[START Provided material]

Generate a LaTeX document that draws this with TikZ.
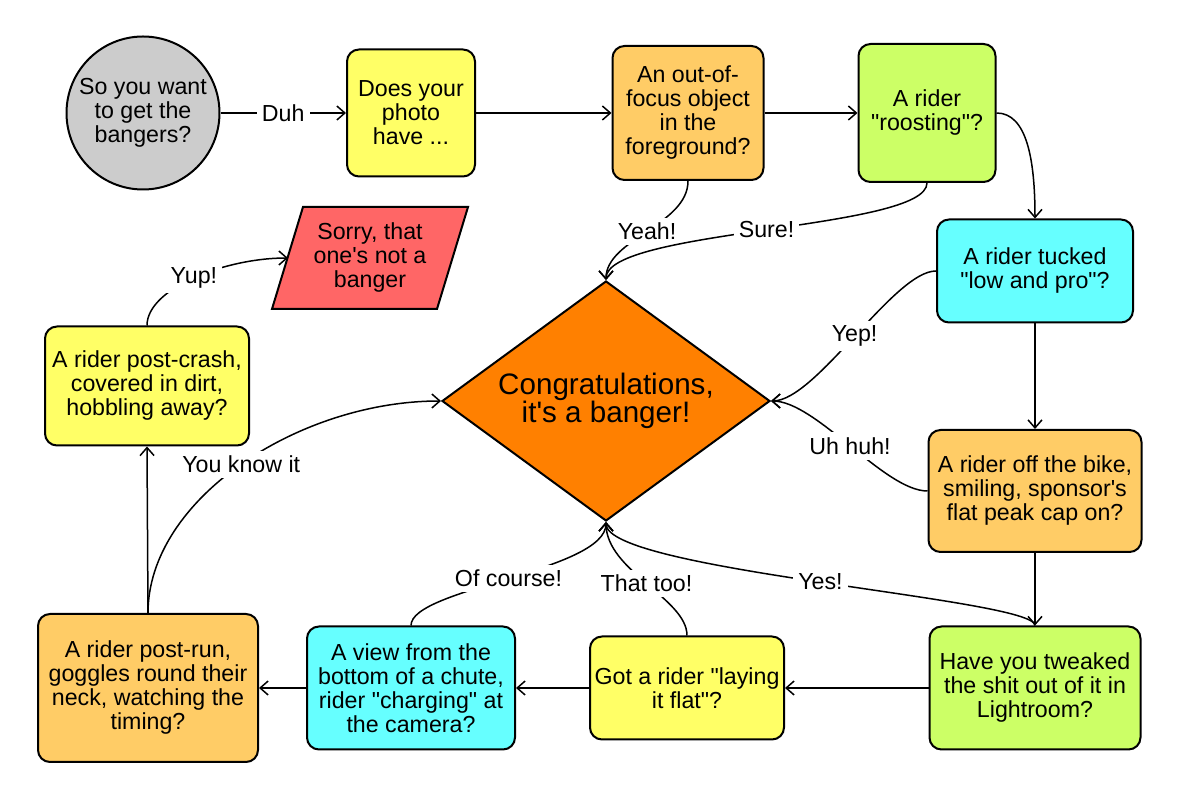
\documentclass[tikz,border=0pt]{standalone}
\usepackage{fontspec}
\setmainfont{Liberation Sans}
\usetikzlibrary{arrows.meta,shapes.geometric}
\definecolor{cgray}{HTML}{CCCCCC}
\definecolor{cyel}{HTML}{FFFF66}
\definecolor{corg}{HTML}{FFCC66}
\definecolor{cgrn}{HTML}{CCFF66}
\definecolor{ccya}{HTML}{66FFFF}
\definecolor{cred}{HTML}{FF6666}
\definecolor{cdia}{HTML}{FF8000}
\newcommand\boxfont{\fontsize{11.6}{12}\selectfont}
\newcommand\bigfont{\fontsize{14.8}{14}\selectfont}
\newcommand\dq{\XeTeXglyph\the\XeTeXcharglyph"22\relax}
\newcommand\sq{\XeTeXglyph\the\XeTeXcharglyph"27\relax}
\begin{document}
\begin{tikzpicture}[x=0.5pt,y=-0.5pt,
  qbox/.style={draw, line width=1pt, rounded corners=6pt, align=center, font=\boxfont, inner sep=0pt},
  arr/.style={-{Straight Barb[length=4pt,width=7pt]}, line width=0.75pt},
  lbl/.style={fill=white, font=\boxfont, inner sep=2.5pt},
  txt/.style={align=center, font=\boxfont, inner sep=0pt}]
\useasboundingbox (0,0) rectangle (1179,801);
% nodes
\node[draw, circle, fill=cgray, minimum size=76.5pt, inner sep=0pt, line width=1pt, align=center, font=\boxfont] (start) at (143,113) {So you want\\to get the\\bangers?};
\node[qbox, fill=cyel, minimum width=64pt, minimum height=63.5pt] (b2) at (411,113) {Does your\\photo\\have ...};
\node[qbox, fill=corg, minimum width=75.5pt, minimum height=67pt] (b3) at (688,113) {An out-of-\\focus object\\in the\\foreground?};
\node[qbox, fill=cgrn, minimum width=68.5pt, minimum height=69pt] (b4) at (927,113) {A rider\\\dq roosting\dq?};
\node[qbox, fill=ccya, minimum width=98pt, minimum height=51.5pt] (b5) at (1035,271) {A rider tucked\\\dq low and pro\dq?};
\node[qbox, fill=corg, minimum width=106.5pt, minimum height=61pt] (b6) at (1035,491) {A rider off the bike,\\smiling, sponsor\sq s\\flat peak cap on?};
\node[qbox, fill=cgrn, minimum width=105.5pt, minimum height=61.5pt] (b7) at (1035,688) {Have you tweaked\\the shit out of it in\\Lightroom?};
\node[qbox, fill=cyel, minimum width=97pt, minimum height=51.5pt] (b8) at (687,688) {Got a rider \dq laying\\it flat\dq?};
\node[qbox, fill=ccya, minimum width=104pt, minimum height=61.5pt] (b9) at (411,688) {A view from the\\bottom of a chute,\\rider \dq charging\dq{} at\\the camera?};
\node[qbox, fill=corg, minimum width=110pt, minimum height=74pt] (b10) at (148,688) {A rider post-run,\\goggles round their\\neck, watching the\\timing?};
\node[qbox, fill=cyel, minimum width=102pt, minimum height=59.5pt] (b11) at (147,386) {A rider post-crash,\\covered in dirt,\\hobbling away?};
% parallelogram
\draw[line width=1pt, fill=cred] (272,309) -- (303,207) -- (468,207) -- (437,309) -- cycle;
\node[txt] (sorry) at (370,258) {Sorry, that\\one\sq s not a\\banger};
\coordinate (sorryw) at (288,258);
% diamond
\node[draw, diamond, fill=cdia, line width=1pt, minimum width=164pt, minimum height=120pt, inner sep=0pt] (dia) at (606,401) {};
\node[align=center, font=\bigfont, inner sep=0pt] (congtext) at (dia) {Congratulations,\\it\sq s a banger!};
% connectors
\draw[arr] (start.east) -- node[lbl]{Duh} (b2.west);
\draw[arr] (b2.east) -- (b3.west);
\draw[arr] (b3.east) -- (b4.west);
\draw[arr] (b4.east) .. controls +(30,0) and +(0,-60) .. (b5.north);
\draw[arr] (b5.south) -- (b6.north);
\draw[arr] (b6.south) -- (b7.north);
\draw[arr] (b7.west) -- (b8.east);
\draw[arr] (b8.west) -- (b9.east);
\draw[arr] (b9.west) -- (b10.east);
\draw[arr] (b10.north) -- (b11.south);
\draw[arr] (b11.north) .. controls +(0,-37) and +(-63,0) .. node[lbl]{Yup!} (sorryw);
\draw[arr] (b3.south) .. controls +(0,44) and +(0,-41) .. node[lbl]{Yeah!} (dia.north);
\draw[arr] (b4.south) .. controls +(0,47) and +(0,-51) .. node[lbl]{Sure!} (dia.north);
\draw[arr] (b5.west) .. controls +(-42,0) and +(45,0) .. node[lbl]{Yep!} (dia.east);
\draw[arr] (b6.west) .. controls +(-43,0) and +(45,0) .. node[lbl]{Uh huh!} (dia.east);
\draw[arr] (b7.north) .. controls +(0,-27) and +(0,49) .. node[lbl]{Yes!} (dia.south);
\draw[arr] (b8.north) .. controls +(0,-37) and +(0,49) .. node[lbl]{That too!} (dia.south);
\draw[arr] (b9.north) .. controls +(0,-37) and +(0,49) .. node[lbl]{Of course!} (dia.south);
\draw[arr] (b10.north) .. controls +(0,-114) and +(-142,0) .. node[lbl]{You know it} (dia.west);
\end{tikzpicture}
\end{document}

[END Provided material]

To be done:
Omit the pictures, then output the rest of the listing exactly.

The result:
Generate a LaTeX document that draws this with TikZ.
\documentclass[tikz,border=0pt]{standalone}
\usepackage{fontspec}
\setmainfont{Liberation Sans}
\usetikzlibrary{arrows.meta,shapes.geometric}
\definecolor{cgray}{HTML}{CCCCCC}
\definecolor{cyel}{HTML}{FFFF66}
\definecolor{corg}{HTML}{FFCC66}
\definecolor{cgrn}{HTML}{CCFF66}
\definecolor{ccya}{HTML}{66FFFF}
\definecolor{cred}{HTML}{FF6666}
\definecolor{cdia}{HTML}{FF8000}
\newcommand\boxfont{\fontsize{11.6}{12}\selectfont}
\newcommand\bigfont{\fontsize{14.8}{14}\selectfont}
\newcommand\dq{\XeTeXglyph\the\XeTeXcharglyph"22\relax}
\newcommand\sq{\XeTeXglyph\the\XeTeXcharglyph"27\relax}
\begin{document}
\begin{tikzpicture}[x=0.5pt,y=-0.5pt,
  qbox/.style={draw, line width=1pt, rounded corners=6pt, align=center, font=\boxfont, inner sep=0pt},
  arr/.style={-{Straight Barb[length=4pt,width=7pt]}, line width=0.75pt},
  lbl/.style={fill=white, font=\boxfont, inner sep=2.5pt},
  txt/.style={align=center, font=\boxfont, inner sep=0pt}]
\useasboundingbox (0,0) rectangle (1179,801);
% nodes
\node[draw, circle, fill=cgray, minimum size=76.5pt, inner sep=0pt, line width=1pt, align=center, font=\boxfont] (start) at (143,113) {So you want\\to get the\\bangers?};
\node[qbox, fill=cyel, minimum width=64pt, minimum height=63.5pt] (b2) at (411,113) {Does your\\photo\\have ...};
\node[qbox, fill=corg, minimum width=75.5pt, minimum height=67pt] (b3) at (688,113) {An out-of-\\focus object\\in the\\foreground?};
\node[qbox, fill=cgrn, minimum width=68.5pt, minimum height=69pt] (b4) at (927,113) {A rider\\\dq roosting\dq?};
\node[qbox, fill=ccya, minimum width=98pt, minimum height=51.5pt] (b5) at (1035,271) {A rider tucked\\\dq low and pro\dq?};
\node[qbox, fill=corg, minimum width=106.5pt, minimum height=61pt] (b6) at (1035,491) {A rider off the bike,\\smiling, sponsor\sq s\\flat peak cap on?};
\node[qbox, fill=cgrn, minimum width=105.5pt, minimum height=61.5pt] (b7) at (1035,688) {Have you tweaked\\the shit out of it in\\Lightroom?};
\node[qbox, fill=cyel, minimum width=97pt, minimum height=51.5pt] (b8) at (687,688) {Got a rider \dq laying\\it flat\dq?};
\node[qbox, fill=ccya, minimum width=104pt, minimum height=61.5pt] (b9) at (411,688) {A view from the\\bottom of a chute,\\rider \dq charging\dq{} at\\the camera?};
\node[qbox, fill=corg, minimum width=110pt, minimum height=74pt] (b10) at (148,688) {A rider post-run,\\goggles round their\\neck, watching the\\timing?};
\node[qbox, fill=cyel, minimum width=102pt, minimum height=59.5pt] (b11) at (147,386) {A rider post-crash,\\covered in dirt,\\hobbling away?};
% parallelogram
\draw[line width=1pt, fill=cred] (272,309) -- (303,207) -- (468,207) -- (437,309) -- cycle;
\node[txt] (sorry) at (370,258) {Sorry, that\\one\sq s not a\\banger};
\coordinate (sorryw) at (288,258);
% diamond
\node[draw, diamond, fill=cdia, line width=1pt, minimum width=164pt, minimum height=120pt, inner sep=0pt] (dia) at (606,401) {};
\node[align=center, font=\bigfont, inner sep=0pt] (congtext) at (dia) {Congratulations,\\it\sq s a banger!};
% connectors
\draw[arr] (start.east) -- node[lbl]{Duh} (b2.west);
\draw[arr] (b2.east) -- (b3.west);
\draw[arr] (b3.east) -- (b4.west);
\draw[arr] (b4.east) .. controls +(30,0) and +(0,-60) .. (b5.north);
\draw[arr] (b5.south) -- (b6.north);
\draw[arr] (b6.south) -- (b7.north);
\draw[arr] (b7.west) -- (b8.east);
\draw[arr] (b8.west) -- (b9.east);
\draw[arr] (b9.west) -- (b10.east);
\draw[arr] (b10.north) -- (b11.south);
\draw[arr] (b11.north) .. controls +(0,-37) and +(-63,0) .. node[lbl]{Yup!} (sorryw);
\draw[arr] (b3.south) .. controls +(0,44) and +(0,-41) .. node[lbl]{Yeah!} (dia.north);
\draw[arr] (b4.south) .. controls +(0,47) and +(0,-51) .. node[lbl]{Sure!} (dia.north);
\draw[arr] (b5.west) .. controls +(-42,0) and +(45,0) .. node[lbl]{Yep!} (dia.east);
\draw[arr] (b6.west) .. controls +(-43,0) and +(45,0) .. node[lbl]{Uh huh!} (dia.east);
\draw[arr] (b7.north) .. controls +(0,-27) and +(0,49) .. node[lbl]{Yes!} (dia.south);
\draw[arr] (b8.north) .. controls +(0,-37) and +(0,49) .. node[lbl]{That too!} (dia.south);
\draw[arr] (b9.north) .. controls +(0,-37) and +(0,49) .. node[lbl]{Of course!} (dia.south);
\draw[arr] (b10.north) .. controls +(0,-114) and +(-142,0) .. node[lbl]{You know it} (dia.west);
\end{tikzpicture}
\end{document}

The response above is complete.